# Exercise details
Print the entries below exactly as they appear, from the first line up to and including the line with "const colors = ['#F4964A', '#B4B4B4'];". Do not print any pictures.

==== Material to process

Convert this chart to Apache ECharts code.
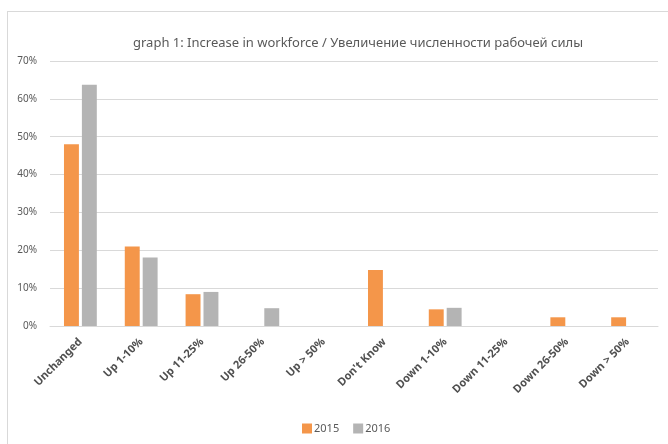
<!DOCTYPE html>
<html>
<head>
<meta charset="utf-8">
<script src="https://cdn.jsdelivr.net/npm/echarts@6/dist/echarts.min.js"></script>
<style>
  html, body { margin: 0; padding: 0; background: #fff; }
  #frame { position: absolute; left: 7px; top: 11px; width: 700px; height: 460px; border-left: 1px solid #d9d9d9; border-top: 1px solid #d9d9d9; }
  #chart { position: absolute; left: 0; top: 0; width: 668px; height: 444px; }
</style>
</head>
<body>
<div id="frame"></div>
<div id="chart"></div>
<script>
const titleText = 'graph 1: Increase in workforce / Увеличение численности рабочей силы';
const categories = ['Unchanged', 'Up 1-10%', 'Up 11-25%', 'Up 26-50%', 'Up > 50%', "Don't Know", 'Down 1-10%', 'Down 11-25%', 'Down 26-50%', 'Down > 50%'];
const values2015 = [48.0, 21.0, 8.4, 0, 0, 14.8, 4.4, 0, 2.3, 2.3];
const values2016 = [63.7, 18.1, 9.0, 4.7, 0, 0, 4.8, 0, 0, 0];
const seriesNames = ['2015', '2016'];
const colors = ['#F4964A', '#B4B4B4'];

const chart = echarts.init(document.getElementById('chart'), null, { renderer: 'canvas' });
const font = 'Noto Sans';
chart.setOption({
  backgroundColor: 'transparent',
  animation: false,
  title: {
    text: titleText,
    left: 128,
    top: 32,
    textStyle: { fontFamily: font, fontSize: 13, fontWeight: 'normal', color: '#595959' }
  },
  legend: {
    data: seriesNames,
    bottom: 5,
    left: 297,
    itemWidth: 10,
    itemHeight: 10,
    itemGap: 14,
    icon: 'rect',
    textStyle: { fontFamily: font, fontSize: 11, color: '#595959', padding: [0, 0, 0, -3] }
  },
  grid: { left: 50, right: 10, top: 61, bottom: 118, containLabel: false },
  xAxis: {
    type: 'category',
    data: categories,
    axisLine: { lineStyle: { color: '#d9d9d9', width: 1 } },
    axisTick: { show: false },
    axisLabel: {
      interval: 0,
      rotate: 45,
      margin: 14,
      fontFamily: font,
      fontSize: 11,
      fontWeight: 'bold',
      color: '#505050'
    }
  },
  yAxis: {
    type: 'value',
    min: 0,
    max: 70,
    interval: 10,
    axisLine: { show: false },
    axisTick: { show: false },
    splitLine: { lineStyle: { color: '#d9d9d9', width: 1 } },
    axisLabel: {
      formatter: '{value}%',
      margin: 13,
      fontFamily: font,
      fontSize: 10,
      color: '#595959'
    }
  },
  series: [
    {
      name: seriesNames[0],
      type: 'bar',
      data: values2015,
      itemStyle: { color: colors[0] },
      barGap: '20%',
      barCategoryGap: '46%'
    },
    {
      name: seriesNames[1],
      type: 'bar',
      data: values2016,
      itemStyle: { color: colors[1] },
      barGap: '20%',
      barCategoryGap: '46%'
    }
  ]
});
</script>
</body>
</html>
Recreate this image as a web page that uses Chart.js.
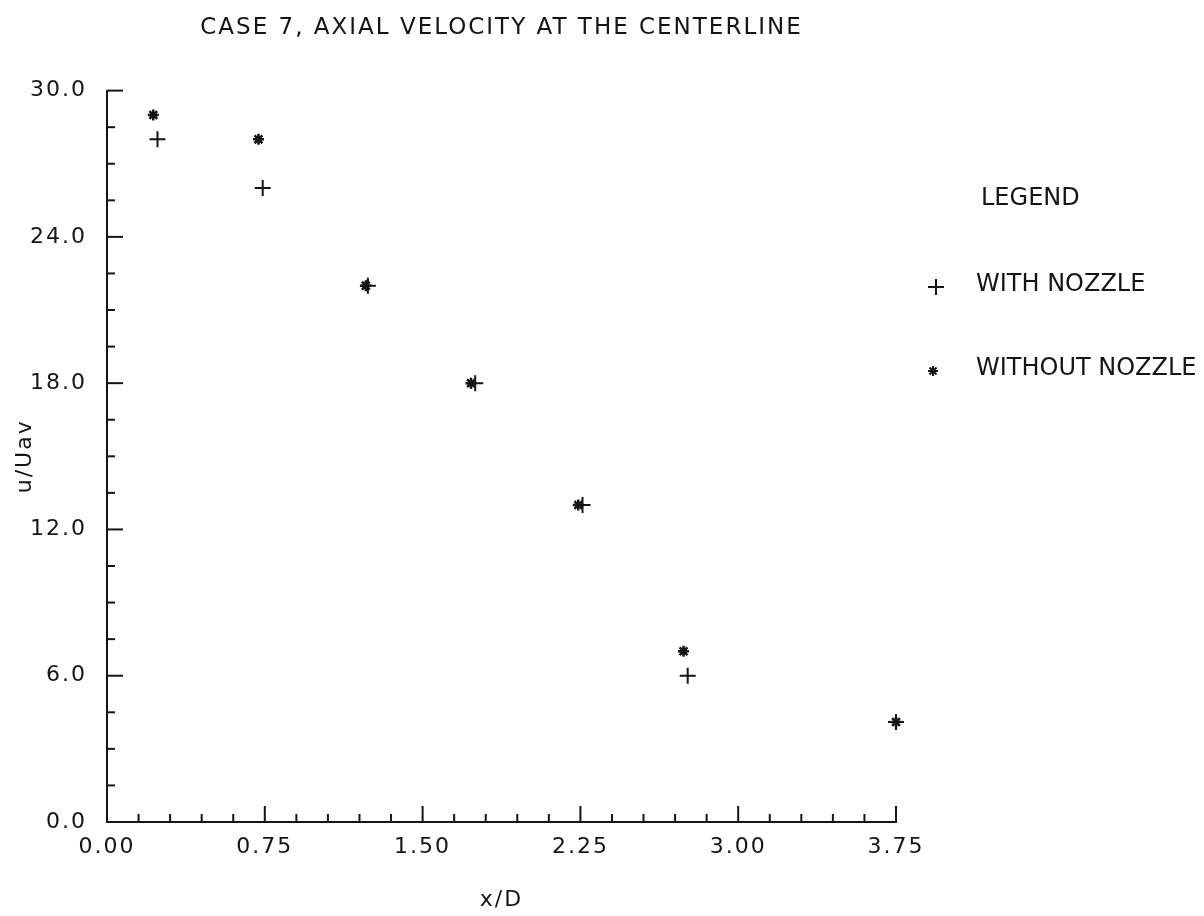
<!DOCTYPE html>
<html>
<head>
<meta charset="utf-8">
<script src="https://cdn.jsdelivr.net/npm/chart.js@4"></script>
<style>
  html, body { margin: 0; padding: 0; background: #fff; }
</style>
</head>
<body>
<canvas id="case7-centerline" width="1204" height="916"></canvas>
<script>
// values
const xWithNozzle = [0.24, 0.74, 1.24, 1.75, 2.26, 2.76, 3.75];
const uWithNozzle = [28.0, 26.0, 22.0, 18.0, 13.0, 6.0, 4.1];
const xWithoutNozzle = [0.22, 0.72, 1.23, 1.73, 2.24, 2.74, 3.75];
const uWithoutNozzle = [29.0, 28.0, 22.0, 18.0, 13.0, 7.0, 4.1];

const xTickLabels = ['0.00', '0.75', '1.50', '2.25', '3.00', '3.75'];
const yTickLabels = ['0.0', '6.0', '12.0', '18.0', '24.0', '30.0'];

const ink = '#151515';
const plotFont = 'DejaVu Sans';

const toPoints = (xs, ys) => xs.map((x, i) => ({ x: x, y: ys[i] }));

// plotter lettering is spaced out a bit
const spacedText = {
  id: 'spacedText',
  beforeDraw(chart) {
    chart.ctx.letterSpacing = '2px';
  }
};

// small inward ticks, long ones at the labelled values
const innerTicks = {
  id: 'innerTicks',
  afterDatasetsDraw(chart) {
    const { ctx, chartArea } = chart;
    const xs = chart.scales.x, ys = chart.scales.y;
    ctx.save();
    ctx.strokeStyle = ink;
    ctx.lineWidth = 2;
    xs.ticks.forEach((t, i) => {
      const px = xs.getPixelForValue(t.value);
      const len = i % 5 === 0 ? 16 : 8;
      ctx.beginPath();
      ctx.moveTo(px, chartArea.bottom);
      ctx.lineTo(px, chartArea.bottom - len);
      ctx.stroke();
    });
    ys.ticks.forEach((t, i) => {
      const py = ys.getPixelForValue(t.value);
      const len = i % 4 === 0 ? 16 : 8;
      ctx.beginPath();
      ctx.moveTo(chartArea.left, py);
      ctx.lineTo(chartArea.left + len, py);
      ctx.stroke();
    });
    ctx.restore();
  }
};

// legend block on the right like the plotter output
const sideLegend = {
  id: 'sideLegend',
  afterDraw(chart) {
    const ctx = chart.ctx;
    ctx.save();
    ctx.letterSpacing = '0px';
    ctx.fillStyle = ink;
    ctx.strokeStyle = ink;
    ctx.lineWidth = 2;
    ctx.font = '24px "' + plotFont + '"';
    ctx.textBaseline = 'middle';
    ctx.textAlign = 'left';
    ctx.fillText('LEGEND', 981, 199);
    const rows = [285, 369];
    chart.data.datasets.forEach((ds, i) => {
      const y = rows[i];
      Chart.helpers.drawPoint(ctx, {
        pointStyle: ds.pointStyle,
        radius: i === 0 ? 8 : 5,
        rotation: 0,
        borderWidth: 2
      }, i === 0 ? 936 : 933, y + 2);
      ctx.fillText(ds.label, 976, y);
    });
    ctx.restore();
  }
};

new Chart(document.getElementById('case7-centerline'), {
  type: 'scatter',
  data: {
    datasets: [{
      label: 'WITH NOZZLE',
      data: toPoints(xWithNozzle, uWithNozzle),
      pointStyle: 'cross',
      pointRadius: 8,
      borderColor: ink,
      backgroundColor: ink,
      borderWidth: 2,
      clip: false
    }, {
      label: 'WITHOUT NOZZLE',
      data: toPoints(xWithoutNozzle, uWithoutNozzle),
      pointStyle: 'star',
      pointRadius: 5.5,
      borderColor: ink,
      backgroundColor: ink,
      borderWidth: 2.5,
      clip: false
    }]
  },
  options: {
    responsive: false,
    animation: false,
    layout: {
      padding: { left: 0, right: 308, top: 0, bottom: 0 }
    },
    scales: {
      x: {
        type: 'linear',
        min: 0,
        max: 3.75,
        afterFit: (scale) => { scale.height = 94; },
        grid: { display: false, drawTicks: false },
        border: { display: true, color: ink, width: 2 },
        ticks: {
          stepSize: 0.15,
          autoSkip: false,
          maxRotation: 0,
          padding: 12,
          color: ink,
          font: { family: plotFont, size: 22 },
          callback: (value, index) => index % 5 === 0 ? xTickLabels[index / 5] : ''
        },
        title: {
          display: true,
          text: 'x/D',
          color: ink,
          font: { family: plotFont, size: 22 },
          padding: { top: 0, bottom: 3 }
        }
      },
      y: {
        min: 0,
        max: 30,
        afterFit: (scale) => { scale.width = 107; },
        grid: { display: false, drawTicks: false },
        border: { display: true, color: ink, width: 2 },
        ticks: {
          stepSize: 1.5,
          autoSkip: false,
          padding: 20,
          color: ink,
          font: { family: plotFont, size: 22 },
          callback: (value, index) => index % 4 === 0 ? yTickLabels[index / 4] : ''
        },
        title: {
          display: true,
          text: 'u/Uav',
          color: ink,
          font: { family: plotFont, size: 22 },
          padding: { top: 12, bottom: 0 }
        }
      }
    },
    plugins: {
      legend: { display: false },
      tooltip: { enabled: false },
      title: {
        display: true,
        fullSize: false,
        text: 'CASE 7, AXIAL VELOCITY AT THE CENTERLINE',
        color: ink,
        font: { family: plotFont, size: 23, weight: 'normal', lineHeight: 1.2 },
        padding: { top: 14, bottom: 49 }
      }
    }
  },
  plugins: [spacedText, innerTicks, sideLegend]
});
</script>
</body>
</html>
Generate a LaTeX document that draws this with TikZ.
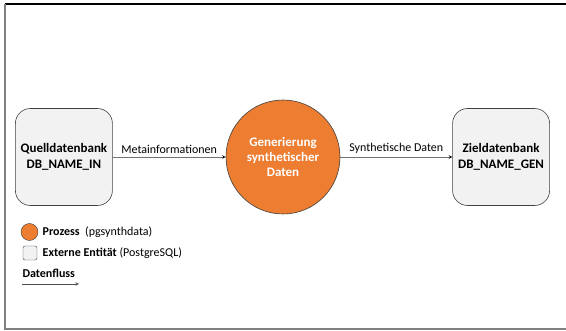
\documentclass[tikz,border=0pt]{standalone}
\usepackage{fontspec}
\setmainfont{Carlito}
\usetikzlibrary{arrows,positioning}
\definecolor{procorange}{HTML}{ED7D31}
\definecolor{entgray}{HTML}{F2F2F2}
\tikzset{entity/.style={draw=black!75,fill=entgray,rounded corners=15pt,
  minimum size=97pt,align=center,font=\fontsize{13}{15.5}\selectfont\bfseries,line width=0.6pt},
process/.style={circle,draw=black!75,fill=procorange,minimum size=114pt,
  align=center,font=\fontsize{13}{15}\selectfont\bfseries,text=white,line width=0.6pt},
flow/.style={->,draw=black!55,line width=0.6pt},
legend/.style={anchor=west,font=\fontsize{12}{14}\selectfont}
}

\begin{document}
\begin{tikzpicture}[> = stealth, x=1pt, y=-1pt, font=\fontsize{12}{14}\selectfont]
    \useasboundingbox (0,0) rectangle (566,331);
    \draw[line width=1.2pt] (5,4) -- (566,4);
    \draw[black!50,line width=1.2pt] (5,4) -- (5,329) -- (566,329);

    \node[process] (gen) at (283,157)           {Generierung\\synthetischer\\Daten};
    \node[entity]  (quelle) [left=113pt of gen]  {Quelldatenbank\\DB\_NAME\_IN};
    \node[entity]  (ziel)   [right=112pt of gen] {Zieldatenbank\\DB\_NAME\_GEN};

    \path[flow] (quelle) edge node [above] {Metainformationen} (gen)
                (gen)    edge node [above] {Synthetische Daten} (ziel);

    % Legende
    \node[circle,draw=black!75,fill=procorange,minimum size=17pt,inner sep=0pt] (lproc) at (29.5,232) {};
    \node[legend] (lproctext) [right=1pt of lproc] {\textbf{Prozess}\ \ (pgsynthdata)};
    \node[draw=black!75,fill=entgray,rounded corners=2pt,minimum size=14pt,inner sep=0pt] (lent) at (30,253) {};
    \node[legend] (lenttext) [right=2pt of lent] {\textbf{Externe Entit\"at} (PostgreSQL)};
    \node[legend,font=\fontsize{12}{14}\selectfont\bfseries] (lflow) at (19,273) {Datenfluss};
    \coordinate (fa) at (22,284);
    \coordinate (fb) at (79,284);
    \draw[flow,draw=black!70] (fa) -- (fb);
  \end{tikzpicture}
\end{document}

========

# Task answer
Convert this chart to Apache ECharts code.
<!DOCTYPE html>
<html>
<head>
<meta charset="utf-8">
<script src="https://cdn.jsdelivr.net/npm/echarts@6/dist/echarts.min.js"></script>
<style>
  html, body { margin: 0; padding: 0; background: #fff; }
  #frame { position: absolute; left: 7px; top: 11px; width: 700px; height: 460px; border-left: 1px solid #d9d9d9; border-top: 1px solid #d9d9d9; }
  #chart { position: absolute; left: 0; top: 0; width: 668px; height: 444px; }
</style>
</head>
<body>
<div id="frame"></div>
<div id="chart"></div>
<script>
const titleText = 'graph 1: Increase in workforce / Увеличение численности рабочей силы';
const categories = ['Unchanged', 'Up 1-10%', 'Up 11-25%', 'Up 26-50%', 'Up > 50%', "Don't Know", 'Down 1-10%', 'Down 11-25%', 'Down 26-50%', 'Down > 50%'];
const values2015 = [48.0, 21.0, 8.4, 0, 0, 14.8, 4.4, 0, 2.3, 2.3];
const values2016 = [63.7, 18.1, 9.0, 4.7, 0, 0, 4.8, 0, 0, 0];
const seriesNames = ['2015', '2016'];
const colors = ['#F4964A', '#B4B4B4'];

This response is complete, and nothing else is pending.